■ Description of the task ■
Report all lines holding "with".

═════ Records for this task ═════

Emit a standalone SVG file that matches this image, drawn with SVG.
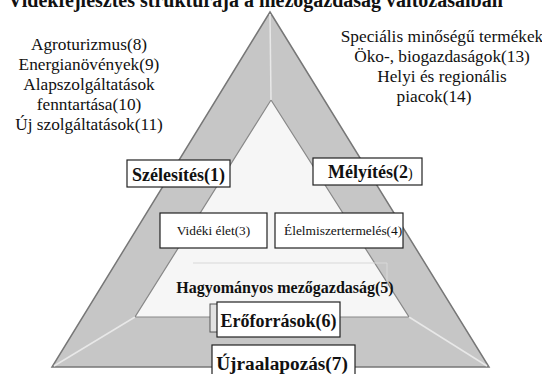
<svg xmlns="http://www.w3.org/2000/svg" width="542" height="374" viewBox="0 0 542 374">
<style>
.b{font-weight:bold}
.box{fill:#fff;stroke:#222;stroke-width:1.2}
.side{font-size:17.3px;text-anchor:middle}
</style>
<rect width="542" height="374" fill="#fff"/>
<g font-family="'Liberation Serif', 'Times New Roman', Times, serif" fill="#111">
<text class="b" x="8" y="7" font-size="20">Vidékfejlesztés struktúrája a mezőgazdaság változásaiban</text>
<g id="triangle">
<polygon points="270,12 489,367 52,367" fill="#c6c6c6" stroke="#777" stroke-width="1.5"/>
<polygon points="271,100 409,317 135,317" fill="#f6f6f6" stroke="#888" stroke-width="1.2"/>
</g>
<g id="connectors" fill="none" stroke="#e8e8e8" stroke-width="1.5">
<line x1="270" y1="14" x2="271" y2="100"/>
<line x1="54" y1="366" x2="135" y2="317"/>
<line x1="487" y1="366" x2="409" y2="317"/>
<polyline points="193,263 387,263 387,287" stroke="#d8d8d8" stroke-width="1"/>
</g>
<g id="left-text">
<text class="side" x="89" y="50">Agroturizmus(8)</text>
<text class="side" x="89" y="70">Energianövények(9)</text>
<text class="side" x="89" y="90">Alapszolgáltatások</text>
<text class="side" x="89" y="110">fenntartása(10)</text>
<text class="side" x="89" y="130">Új szolgáltatások(11)</text>
</g>
<g id="right-text">
<text class="side" x="442" y="42">Speciális minőségű termékek</text>
<text class="side" x="442" y="62">Öko-, biogazdaságok(13)</text>
<text class="side" x="442" y="82">Helyi és regionális</text>
<text class="side" x="434" y="102">piacok(14)</text>
</g>
<g id="n1">
<rect class="box" x="127" y="160" width="103" height="27"/>
<text class="b" x="178.5" y="181" font-size="18" text-anchor="middle">Szélesítés(1)</text>
</g>
<g id="n2">
<rect class="box" x="313" y="158" width="109" height="27"/>
<text class="b" x="328" y="178" font-size="18">Mélyítés(2<tspan font-weight="normal" font-size="14">)</tspan></text>
</g>
<g id="n3">
<rect class="box" x="160" y="213" width="107" height="35"/>
<text x="213.5" y="235" font-size="13.3" text-anchor="middle">Vidéki élet(3)</text>
</g>
<g id="n4">
<rect class="box" x="275" y="213" width="128" height="35"/>
<text x="284" y="235" font-size="13.4">Élelmiszertermelés(4)</text>
</g>
<g id="n5">
<text class="b" x="285" y="293" font-size="16" text-anchor="middle">Hagyományos mezőgazdaság(5)</text>
</g>
<g id="n6">
<rect x="210" y="304" width="120" height="28" fill="#e2e2e2" stroke="#555" stroke-width="1"/>
<rect class="box" x="217" y="302" width="123" height="35"/>
<text class="b" x="278.5" y="327" font-size="18" text-anchor="middle">Erőforrások(6)</text>
</g>
<g id="n7">
<rect class="box" x="212" y="345" width="143" height="40"/>
<text class="b" x="282" y="370" font-size="19.3" text-anchor="middle">Újraalapozás(7)</text>
</g>
</g>
</svg>
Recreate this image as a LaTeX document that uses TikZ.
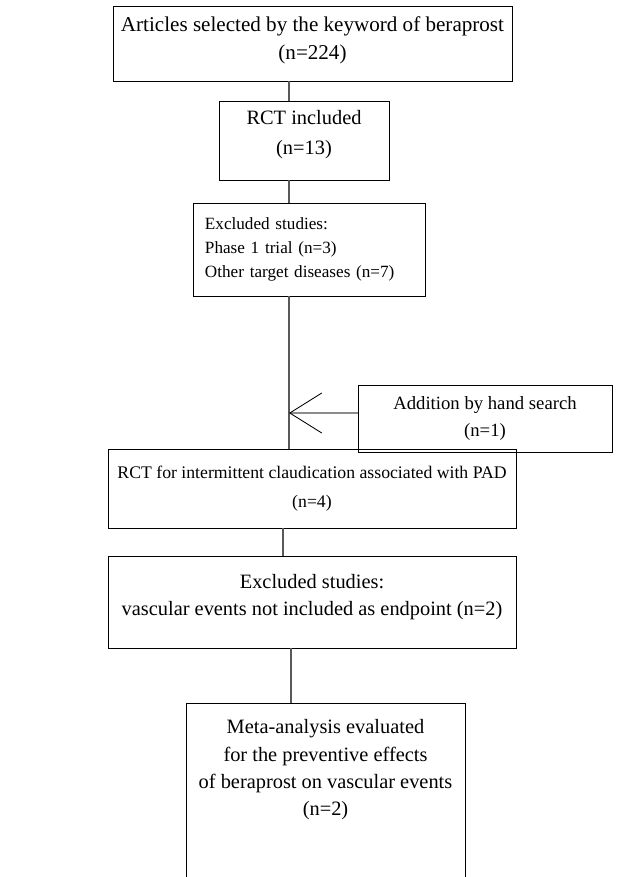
\documentclass[tikz,border=0pt]{standalone}
\usepackage{fontspec}
\setmainfont{Liberation Serif}
\usetikzlibrary{arrows.meta}

\begin{document}
\begin{tikzpicture}[x=0.025cm, y=-0.025cm,
  box/.style={draw=black, line width=0.6pt, align=center, inner sep=0pt,
    font=\fontsize{14.5}{19.5}\selectfont},
  conn/.style={draw=black!65, line width=2pt},
  addconn/.style={draw=black!45, line width=2pt}]
  \useasboundingbox (0,0) rectangle (632,877);

  \node[box, minimum width=9.975cm, minimum height=1.875cm, text depth=0.28cm,
    font=\fontsize{15}{19.5}\selectfont] (A) at (312.5,43.5)
    {Articles selected by the keyword of beraprost\\(n=224)};
  \node[box, minimum width=4.25cm, minimum height=1.975cm, text depth=0.42cm]
    (B) at (304,140.5) {RCT included\\[2pt](n=13)};
  \node[box, minimum width=5.8cm, minimum height=2.325cm, align=left,
    text width=5.2cm, inner xsep=0.3cm,
    font=\fontsize{12.2}{17}\selectfont] (C) at (309,249.5)
    {Excluded studies:\\Phase 1 trial (n=3)\\Other target diseases (n=7)};
  \node[box, minimum width=6.35cm, minimum height=1.675cm,
    font=\fontsize{13.3}{19.5}\selectfont] (ADD) at (485,418.5)
    {Addition by hand search\\(n=1)};
  \node[box, minimum width=10.2cm, minimum height=1.975cm,
    font=\fontsize{12.6}{20.5}\selectfont] (D) at (312,488.5)
    {RCT for intermittent claudication associated with PAD\\(n=4)};
  \node[box, minimum width=10.2cm, minimum height=2.3cm, text depth=0.36cm]
    (E) at (312,602)
    {Excluded studies:\\vascular events not included as endpoint (n=2)};
  \node[box, anchor=north, minimum width=6.975cm, inner ysep=0.4cm,
    text depth=1.5cm] (F) at (325.5,703)
    {Meta-analysis evaluated\\for the preventive effects\\of beraprost on vascular events\\(n=2)};

  \coordinate (s1) at (289,0);
  \coordinate (s2) at (283,0);
  \coordinate (s3) at (291,0);
  \coordinate (J) at (289,413);

  \draw[conn] (A.south -| s1) -- (B.north -| s1);
  \draw[conn] (B.south -| s1) -- (C.north -| s1);
  \draw[conn] (C.south -| J) -- (D.north -| J);
  \draw[addconn, -{Straight Barb[length=0.8cm, width=1cm, line width=0.6pt, black]}]
    (ADD.west |- J) -- (J);
  \draw[conn] (D.south -| s2) -- (E.north -| s2);
  \draw[conn] (E.south -| s3) -- (F.north -| s3);
\end{tikzpicture}
\end{document}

═════

■ Task answer ■
Emit a standalone SVG file that matches this image, drawn with SVG.
    {RCT for intermittent claudication associated with PAD\\(n=4)};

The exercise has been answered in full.